Metal-organic frameworks (MOFs), especially iron-based MOFs (Fe-MOFs), are deemed as promising Fenton-like catalysts due to their well-developed pores and accessible active sites. However, the Fenton-like performance of Fe-MOFs is limited by the relatively low redox rate of Fe(Ⅲ)/Fe(Ⅱ) couples and density of coordinatively unsaturated iron centers (CUICs), which depend on the intrinsic structure of iron-oxo nodes in Fe-MOFs. Herein, we manipulated the structure of iron-oxo nodes in MIL-53(Fe) via a Fe(Ⅱ) substitution method, affording a mixed-valence (i.e., Fe(Ⅱ)/Fe(Ⅲ)) material (denoted as FeⅡ-MIL-53(Fe)) with highly improved Fenton-like performance. The substituted Fe(Ⅱ) centers could serve as stronger active sites, where Fe(Ⅱ)→Fe(Ⅲ) half-reaction occurs, over original Fe(Ⅲ) centers to rapidly activate H2O2 for efficient destruction of 4-nitrophenol (4-NP). Meanwhile, Fe(Ⅱ) substitution induced the formation of a larger amount of Fe(Ⅲ) CUICs, which was proven by the increased Lewis acidity of MIL-53(Fe). The increased density of Fe(Ⅲ) CUICs promoted the interaction between Fe(Ⅲ) centers and H2O2 and thus rendered another half-reaction, Fe(Ⅲ)→Fe(Ⅱ), with a greater rate.
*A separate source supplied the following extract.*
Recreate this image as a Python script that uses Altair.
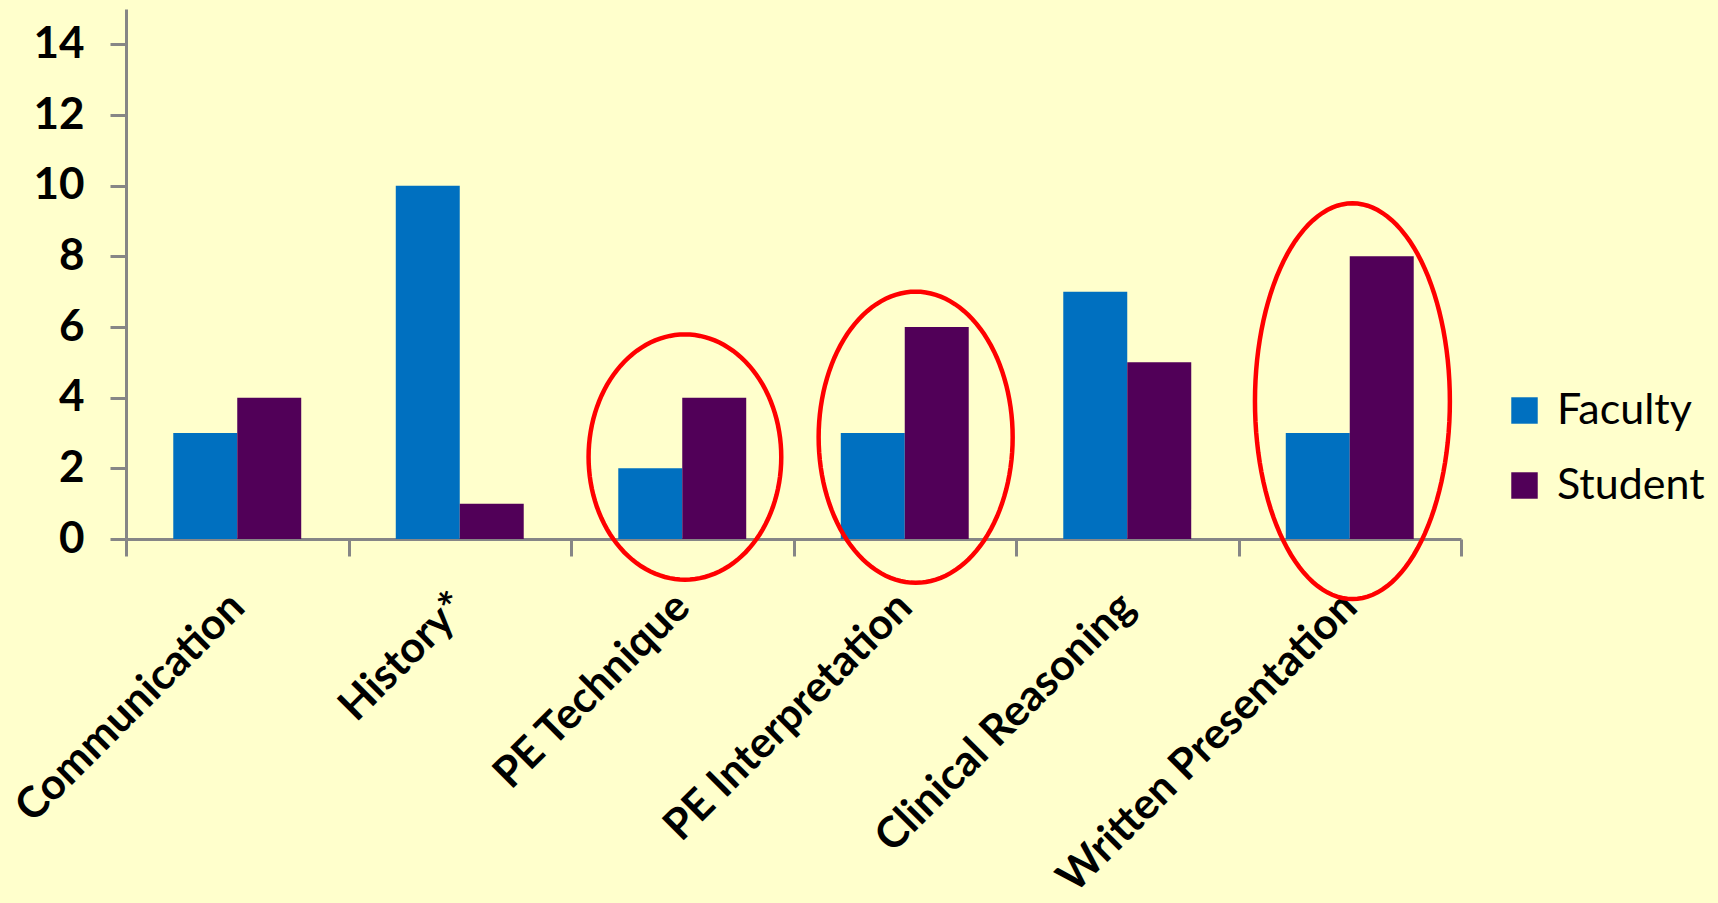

Accordingly, the accelerated cycle of Fe(Ⅲ)/Fe(Ⅱ) couples favored OH generation for improving 4-NP degradation. As a result, the 4-NP degradation and rate on FeⅡ-MIL-53(Fe) were 1.39 and 9.48 times higher than that on pristine MIL-53(Fe). Moreover, FeⅡ-MIL-53(Fe) showed a good stability and reusability over multiple cycles. Our work provides insights into the rational design of Fe-MOFs as promising Fenton-like catalysts for advanced water/wastewater treatment.